Pur nel mutato contesto e tenendo conto di aspetti sistemici profondamente trasformati, la posizione in cui oggi si trova Renzi richiama un poco quella che allora rivestiva Amintore Fanfani, segretario della DC, anch’essa, come il PD, partito di maggioranza relativa, attestata, all’epoca, attorno al 40% dei consensi elettorali. Toscano come Renzi e ancora piuttosto giovane – per i canoni della politica italiana -, l’economista aretino era anch’egli, in quel momento, l’uomo della modernizzazione e del rinnovamento, pur rivendicando l’eredità della linea degasperiana, ma in una prospettiva di aperture e adeguamento alle evoluzioni dei tempi. Con un’ampia maggioranza, ottenuta dalla corrente da lui guidata – la mitica Iniziativa Democratica! – nel Congresso democristiano di Napoli del giugno 1954, era divenuto il dominus della Balena Bianca.

Era volitivo, autorevole e forse anche un po’ autoritario nei rapporti all’interno del partito e si caratterizzava per uno sfrenato attivismo e una spiccata autostima. Però appariva fin troppo saldo in sella e forse destinato a restarvi a lungo, condizione che creava una certa inquietudine tra coloro che non lo amavano, dentro il partito e fuori. L’occasione per ridimensionarne il peso acquisito si presentò, appunto, con le elezioni presidenziali della primavera del 1955 che dovevano decidere chi sarebbe stato il successore di Luigi Einaudi.

Fanfani e la Dc designarono come proprio candidato ufficiale il Presidente del Senato Cesare Merzagora. Ma i “malpancisti” democristiani che non avevano digerito la vulcanica leadership dello statista aretino, così come quelli che invece nutrivano riserve, non sempre disinteressate, verso il governo centrista di Mario Scelba, allora in carica, aspettavano segretario e premier al varco. I parlamentari che si riconoscevano nelle correnti dc di minoranza iniziarono quindi a votare per il Presidente della Camera Giovanni Gronchi, facendo mancare i voti al candidato di Fanfani, Merzagora.

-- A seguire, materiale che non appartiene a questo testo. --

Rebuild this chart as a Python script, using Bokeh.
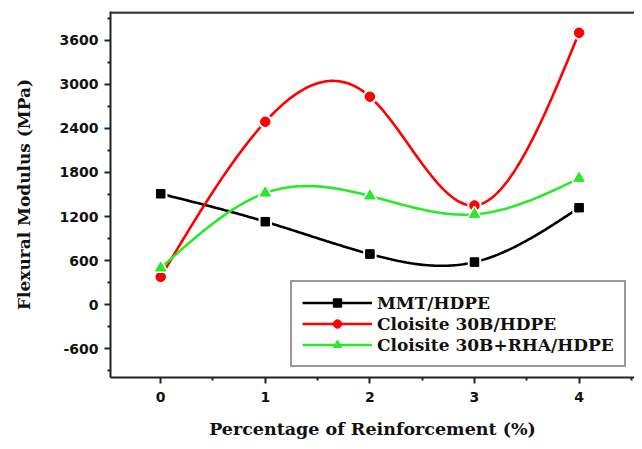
import numpy as np
from bokeh.plotting import figure
from bokeh.models import (Range1d, Legend, LegendItem, Span, FixedTicker, ColumnDataSource,
                          PrintfTickFormatter)
from bokeh.embed import file_html
from bokeh.resources import INLINE

# ---- data ----
reinforcement = [0, 1, 2, 3, 4]
mmt_hdpe = [1510, 1130, 690, 580, 1320]
cloisite_hdpe = [380, 2490, 2830, 1350, 3700]
cloisite_rha_hdpe = [500, 1520, 1480, 1230, 1720]
series_names = ["MMT/HDPE", "Cloisite 30B/HDPE", "Cloisite 30B+RHA/HDPE"]
y_ticks = [-600, 0, 600, 1200, 1800, 2400, 3000, 3600]
x_ticks = [0, 1, 2, 3, 4]


def natural_spline(x, y, n=200):
    x = np.asarray(x, float)
    y = np.asarray(y, float)
    k = len(x)
    h = np.diff(x)
    A = np.zeros((k, k))
    b = np.zeros(k)
    A[0, 0] = 1
    A[-1, -1] = 1
    for i in range(1, k - 1):
        A[i, i - 1] = h[i - 1]
        A[i, i] = 2 * (h[i - 1] + h[i])
        A[i, i + 1] = h[i]
        b[i] = 6 * ((y[i + 1] - y[i]) / h[i] - (y[i] - y[i - 1]) / h[i - 1])
    M = np.linalg.solve(A, b)
    xs = np.linspace(x[0], x[-1], n)
    ys = np.empty_like(xs)
    for j, xv in enumerate(xs):
        i = min(np.searchsorted(x, xv, side="right") - 1, k - 2)
        hi = h[i]
        a = (x[i + 1] - xv) / hi
        c = (xv - x[i]) / hi
        ys[j] = (a * y[i] + c * y[i + 1]
                 + ((a ** 3 - a) * M[i] + (c ** 3 - c) * M[i + 1]) * hi * hi / 6)
    return xs, ys


p = figure(width=634, height=441, output_backend="svg", toolbar_location=None,
           x_range=Range1d(-0.48, 4.53), y_range=Range1d(-990, 3990),
           min_border_left=110, min_border_top=11, min_border_right=0,
           min_border_bottom=55)
p.grid.visible = False
p.outline_line_color = None
p.background_fill_color = "white"

colors = ["#000000", "#ff0000", "#2ae82a"]
data = [mmt_hdpe, cloisite_hdpe, cloisite_rha_hdpe]
items = []
for name, ys, col, mk in zip(series_names, data, colors, ["square", "circle", "triangle"]):
    sx, sy = natural_spline(reinforcement, ys)
    r1 = p.line(sx, sy, line_color=col, line_width=2.6)
    size = {"square": 11, "circle": 12, "triangle": 13}[mk]
    src = ColumnDataSource(dict(x=reinforcement, y=ys))
    p.scatter("x", "y", source=src, marker=mk, size=size, fill_color=col,
              line_color="white", line_width=2.5)
    r3 = p.scatter("x", "y", source=src, marker=mk, size=size - 2.5, fill_color=col,
                   line_color=col, line_width=1)
    items.append(LegendItem(label=name, renderers=[r1, r3]))

legend = Legend(items=items, location=(180, 10), orientation="vertical",
                glyph_width=70, glyph_height=21, label_height=21, spacing=0,
                padding=10, margin=0, label_standoff=5,
                label_text_font="DejaVu Serif", label_text_font_style="bold",
                label_text_font_size="17px", label_text_color="#111111",
                border_line_color="#333333", border_line_width=2,
                background_fill_color="white", background_fill_alpha=1)
p.add_layout(legend, "center")

# top border line
p.add_layout(Span(location=3975, dimension="width", line_color="#333333", line_width=2.5))

for ax in (p.xaxis[0], p.yaxis[0]):
    ax.axis_line_width = 2
    ax.axis_line_color = "#222222"
    ax.major_tick_line_color = "#222222"
    ax.major_tick_line_width = 2
    ax.major_tick_out = 6
    ax.major_tick_in = 0
    ax.minor_tick_line_color = "#222222"
    ax.minor_tick_line_width = 2
    ax.minor_tick_out = 3
    ax.minor_tick_in = 0
    ax.major_label_text_font = "DejaVu Sans"
    ax.major_label_text_font_style = "bold"
    ax.major_label_text_font_size = "14px"
    ax.major_label_text_color = "#111111"
    ax.axis_label_text_font = "DejaVu Serif"
    ax.axis_label_text_font_style = "bold"
    ax.axis_label_text_color = "#111111"

p.xaxis.axis_label_text_font_size = "17.5px"
p.yaxis.axis_label_text_font_size = "17px"
p.xaxis.ticker = FixedTicker(ticks=x_ticks, minor_ticks=[-0.5, 0.5, 1.5, 2.5, 3.5, 4.5])
p.yaxis.ticker = FixedTicker(ticks=y_ticks,
                             minor_ticks=[v + 300 for v in [-1200] + y_ticks])
p.yaxis.formatter = PrintfTickFormatter(format="%d")
p.xaxis.axis_label = "Percentage of Reinforcement (%)"
p.yaxis.axis_label = "Flexural Modulus (MPa)"
p.xaxis.major_label_standoff = 8
p.xaxis.axis_label_standoff = 14
p.yaxis.major_label_standoff = 6
p.yaxis.axis_label_standoff = 23

open("out.html", "w").write(file_html(p, INLINE))
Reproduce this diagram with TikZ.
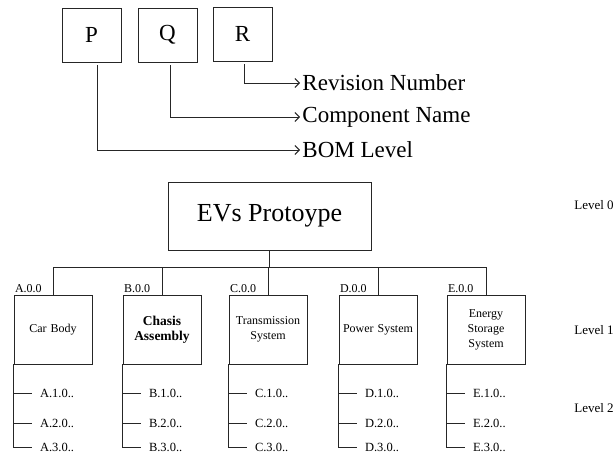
\documentclass[tikz,border=0pt]{standalone}
\usepackage{fontspec}
\setmainfont{Liberation Serif}
\usepackage{tikz}
\usetikzlibrary{positioning, calc, arrows.meta}
\tikzset{
    codebox/.style={draw, minimum width=59pt, minimum height=54pt, inner sep=0pt, font=\fontsize{23}{25}\selectfont},
    keytext/.style={anchor=west, inner sep=2pt, font=\fontsize{23}{25}\selectfont},
    rootbox/.style={draw, minimum width=203pt, minimum height=68pt, font=\fontsize{26}{28}\selectfont},
    partbox/.style={draw, minimum width=78pt, minimum height=69pt, inner sep=1pt, align=center, text width=74pt, font=\fontsize{12}{15}\selectfont},
    partcode/.style={anchor=south west, inner sep=1pt, font=\fontsize{12}{13}\selectfont},
    subitem/.style={anchor=west, inner sep=1pt, font=\fontsize{12.5}{13}\selectfont},
    levelnote/.style={inner sep=1pt, font=\fontsize{13}{14}\selectfont},
}
\begin{document}
\begin{tikzpicture}[x=1pt, y=-1pt, line width=0.9pt, draw=black!85, >={Straight Barb[length=4.5pt, width=9pt]}]
\useasboundingbox (0,0) rectangle (616,455);
% numbering key
\node[codebox] (P) at (91.5,35) {P};
\node[codebox] (Q) at (167.5,35) {Q};
\node[codebox] (R) at (242.5,34) {R};
\node[keytext] (rev) at (300,83) {Revision Number};
\node[keytext] (comp) at (300,117) {Component Name};
\node[keytext] (bom) at (300,150) {BOM Level};
\draw[->] ([xshift=1.5pt, yshift=-3pt]R.south) |- (rev.west);
\draw[->] ([xshift=2.5pt, yshift=-3pt]Q.south) |- (comp.west);
\draw[->] ([xshift=5.5pt, yshift=-3pt]P.south) |- (bom.west);
% tree
\node[rootbox] (root) at (269.5,216) {EVs Protoype};
\coordinate (bus) at (0,267);
\coordinate (row1) at (0,393);
\coordinate (row2) at (0,423);
\coordinate (row3) at (0,447);
\foreach \n/\x/\txt in {A/53/Car Body, B/162/{\bfseries\fontsize{13.5}{16}\selectfont Chasis\\Assembly}, C/268/Transmission\\System, D/378/Power System, E/486/Energy\\Storage\\System} {
    \node[partbox] (\n) at (\x,329.5) {\txt};
    \node[partcode] (\n0) at (\n.north west) {\n.0.0};
    \draw (\n.north) -- (\n.north |- bus);
    \foreach \k/\row in {1/row1, 2/row2, 3/row3} {
        \node[subitem, xshift=25pt] (\n\k) at (\n.south west |- \row) {\n.\k.0..};
        \draw (\n.south west) |- ([xshift=-7pt]\n\k.west);
    }
}
\draw (root.south) -- (root.south |- bus);
\draw (A.north |- bus) -- (E.north |- bus);
% level notes
\node[levelnote] (lvl0) at (594,205) {Level 0};
\node[levelnote] (lvl1) at (594,330) {Level 1};
\node[levelnote] (lvl2) at (594,408) {Level 2};
\end{tikzpicture}
\end{document}
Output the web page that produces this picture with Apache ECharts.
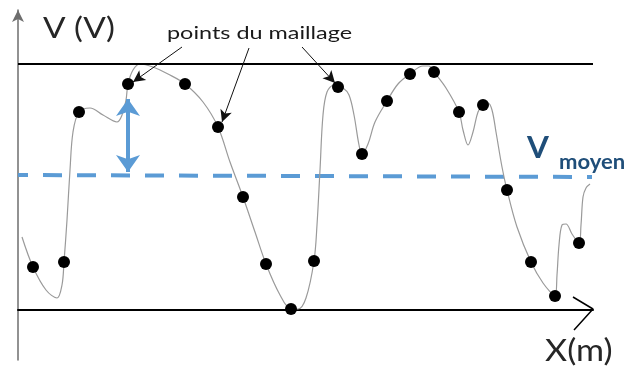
<!DOCTYPE html>
<html>
<head>
<meta charset="utf-8">
<script src="https://cdn.jsdelivr.net/npm/echarts@6/dist/echarts.min.js"></script>
<style>
  html, body { margin: 0; padding: 0; background: #fff; }
  #chart { width: 624px; height: 371px; }
</style>
</head>
<body>
<div id="chart"></div>
<script>
(function() {
  'use strict';

  // signal: [x (m), V]
  var curve = [
    [4,73],[15,43],[28,20],[39,12],[44,25],[46,48],[49,90],[52,140],[55,178],[61,198],
    [72,202],[85,195],[99,188],[104,195],[108,210],[110,226],[115,240],[122,246],[135,243],[150,236],
    [167,226],[185,208],[200,183],[212,148],[225,113],[237,78],[248,46],[262,15],[273,1],[280,1],
    [288,12],[296,49],[299,85],[302,140],[305,195],[309,218],[316,225],[325,222],[331,215],[336,195],
    [341,165],[344,156],[350,166],[357,188],[369,209],[380,226],[392,236],[405,244],[411,244],[416,238],
    [428,222],[441,198],[445,180],[450,165],[455,178],[460,198],[465,205],[470,207],[474,200],[478,178],
    [484,143],[489,120],[499,83],[513,48],[525,27],[537,14],[539,35],[541,65],[544,85],[548,86],
    [554,76],[561,67],[563,85],[565,113],[568,122],[572,126]
  ];

  // mesh points (points du maillage)
  var meshPoints = [
    [15,43],[46,48],[61,198],[110,226],[167,226],[200,183],[225,113],[248,46],[273,1],[296,49],
    [320,223],[344,156],[369,209],[392,236],[416,238],[441,198],[465,205],[489,120],[513,48],[537,14],[561,67]
  ];

  var vMax = 246;
  var vMeanLine = [[0,135],[574,133]];
  var ecartArrow = [[110,211],[110,138]];
  var labelArrows = [
    [[164,263],[115,228]],
    [[231,262],[204,188]],
    [[284,263],[317,227]]
  ];
  var xArrowHead = [[555,13],[575,1],[556,-20]];

  var FONT = 'Lato, "Open Sans", sans-serif';

  function label(text, left, midY, font, color, sx) {
    return {
      type: 'text', x: left, y: midY, scaleX: sx, silent: true,
      style: { text: text, x: 0, y: 0, font: font, fill: color, verticalAlign: 'middle' }
    };
  }

  var chart = echarts.init(document.getElementById('chart'), null, { renderer: 'canvas' });

  chart.setOption({
    animation: false,
    grid: { left: 18, right: 31, top: 10, bottom: 11 },
    xAxis: {
      type: 'value', min: 0, max: 575,
      axisLine: { show: true, onZero: true, lineStyle: { color: '#000', width: 2 } },
      axisTick: { show: false }, axisLabel: { show: false }, splitLine: { show: false }
    },
    yAxis: {
      type: 'value', min: -50, max: 300,
      axisLine: { show: true, onZero: false, symbol: ['none', 'arrow'], symbolSize: [9, 12], lineStyle: { color: '#6e6e6e', width: 1.5 } },
      axisTick: { show: false }, axisLabel: { show: false }, splitLine: { show: false }
    },
    series: [
      {
        name: 'V(x)',
        type: 'line',
        data: curve,
        smooth: 0.35,
        showSymbol: false,
        silent: true,
        z: 3,
        lineStyle: { color: '#9a9a9a', width: 1.2 },
        markLine: {
          silent: true,
          symbol: ['none', 'none'],
          label: { show: false },
          lineStyle: { color: '#000', width: 2, type: 'solid' },
          data: [{ yAxis: vMax }]
        }
      },
      {
        name: 'V moyen',
        type: 'line',
        data: vMeanLine,
        showSymbol: false,
        silent: true,
        z: 2,
        lineStyle: { color: '#5b9bd5', width: 4, type: [19, 15], dashOffset: 9 },
        markLine: {
          silent: true,
          symbol: ['arrow', 'arrow'],
          symbolSize: [18, 17],
          label: { show: false },
          lineStyle: { color: '#5b9bd5', width: 4, type: 'solid' },
          data: [[{ coord: ecartArrow[0] }, { coord: ecartArrow[1] }]]
        }
      },
      {
        name: 'points du maillage',
        type: 'scatter',
        data: meshPoints,
        symbolSize: 12,
        itemStyle: { color: '#000', opacity: 1 },
        z: 5,
        markLine: {
          silent: true,
          symbol: ['none', 'arrow'],
          symbolSize: [9, 12],
          label: { show: false },
          lineStyle: { color: '#111', width: 1, type: 'solid' },
          data: labelArrows.map(function(a) { return [{ coord: a[0] }, { coord: a[1] }]; })
        }
      },
      {
        name: 'x arrow',
        type: 'line',
        data: xArrowHead,
        showSymbol: false,
        silent: true,
        clip: false,
        lineStyle: { color: '#000', width: 1.5 }
      }
    ],
    graphic: [
      label('V (V)', 43, 29, '29px ' + FONT, '#262626', 1.15),
      label('points du maillage', 167, 33, '18px ' + FONT, '#1a1a1a', 1.3),
      label('V', 527, 148, 'bold 30px ' + FONT, '#1f4e79', 1.05),
      label('moyen', 559, 162, 'bold 21px ' + FONT, '#1f4e79', 1.05),
      label('X(m)', 545, 351, '31px ' + FONT, '#262626', 1.1)
    ]
  });

  window.addEventListener('resize', function() { chart.resize(); });
})();
</script>
</body>
</html>
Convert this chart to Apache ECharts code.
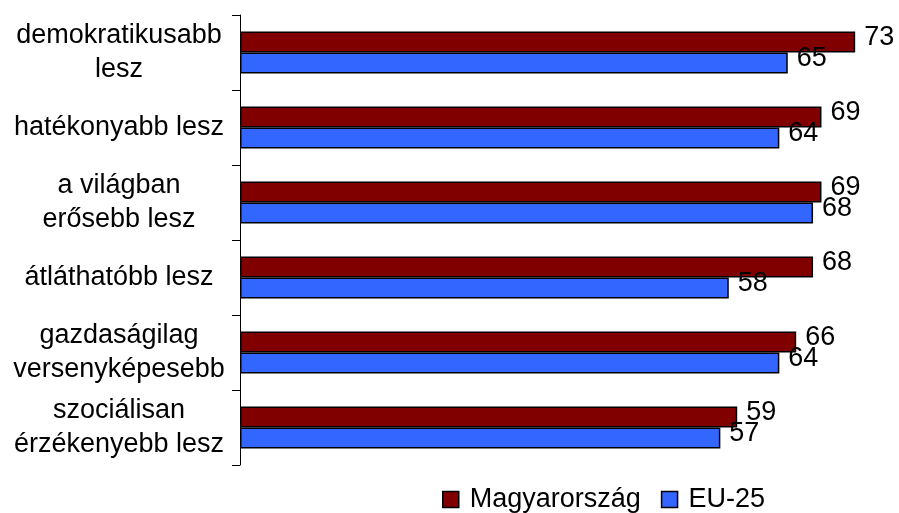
<!DOCTYPE html>
<html>
<head>
<meta charset="utf-8">
<script src="https://cdn.jsdelivr.net/npm/echarts@6/dist/echarts.min.js"></script>
<style>
  html, body { margin: 0; padding: 0; background: #fff; }
  #chart { width: 899px; height: 513px; }
</style>
</head>
<body>
<div id="chart"></div>
<script>
var categories = [
  'demokratikusabb\nlesz',
  'hatékonyabb lesz',
  'a világban\nerősebb lesz',
  'átláthatóbb lesz',
  'gazdaságilag\nversenyképesebb',
  'szociálisan\nérzékenyebb lesz'
]
var magyarorszag = [73, 69, 69, 68, 66, 59]
var eu25 = [65, 64, 68, 58, 64, 57]

var font = 'Liberation Sans, Arial, sans-serif'

var myChart = echarts.init(document.getElementById('chart'))

// value labels sit right of the bar, a bit higher than centre
var valueLabel = {
  show: true,
  position: 'right',
  distance: 9,
  offset: [0, -4],
  color: '#000',
  fontFamily: font,
  fontSize: 27
}

myChart.setOption({
  animation: false,
  legend: {
    top: 481,
    left: 437,
    itemWidth: 16,
    itemHeight: 16,
    itemGap: 20,
    icon: 'rect',
    itemStyle: { borderColor: '#000', borderWidth: 1.5 },
    data: ['Magyarország', 'EU-25'],
    textStyle: {
      color: '#000',
      fontFamily: font,
      fontSize: 27,
      padding: [0, 0, 0, 6]
    }
  },
  grid: {
    left: 240,
    right: 0,
    top: 15,
    bottom: 48
  },
  xAxis: {
    type: 'value',
    min: 0,
    max: 78.2,
    show: false
  },
  yAxis: {
    type: 'category',
    inverse: true,
    data: categories,
    axisLine: {
      show: true,
      lineStyle: { color: '#000', width: 1 }
    },
    axisTick: {
      show: true,
      length: 8,
      lineStyle: { color: '#000' }
    },
    axisLabel: {
      align: 'center',
      margin: 121,
      color: '#000',
      fontFamily: font,
      fontSize: 27,
      lineHeight: 34
    }
  },
  series: [
    {
      name: 'Magyarország',
      type: 'bar',
      barWidth: 21,
      barGap: '0%',
      itemStyle: {
        color: '#800000',
        borderColor: '#000',
        borderWidth: 1.5
      },
      label: valueLabel,
      data: magyarorszag
    },
    {
      name: 'EU-25',
      type: 'bar',
      barWidth: 21,
      barGap: '0%',
      itemStyle: {
        color: '#3366FF',
        borderColor: '#000',
        borderWidth: 1.5
      },
      label: valueLabel,
      data: eu25
    }
  ]
})
</script>
</body>
</html>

Il Presidente del Consiglio Scelba tentò allora, senza successo, una mediazione volta al simultaneo ritiro di Merzagora e di Gronchi e a una successiva convergenza sul nome del Presidente uscente Einaudi. Ma le opposizioni di sinistra (PCI e PSI) si unirono alle minoranze dc nel sostegno alla candidatura di Gronchi e così anche i monarchici, pure schierati all’opposizione del governo Scelba (costituito da democristiani, socialdemocratici e liberali, con l’appoggio esterno dei repubblicani). Vista la mala parata, Fanfani e la Dc fecero propria la candidatura di Gronchi che fu eletto al quarto scrutinio.

Il ricordo di questa elezione, benché lontana nel tempo, evidenzia i rischi delle candidature predeterminate nelle sedi di partito o tendenti comunque a blindare intese politiche. Se ci sarà un candidato del Nazareno, quindi espresso congiuntamente da Renzi e Berlusconi, dovrà guardarsi dalle imboscate parlamentari interessate a destabilizzare il tendenziale equilibrio, derivante dal Patto, che proprio nell’elezione di una figura gradita al premier e al leader di Forza Italia troverebbe la sua consacrazione e la sua stabilizzazione.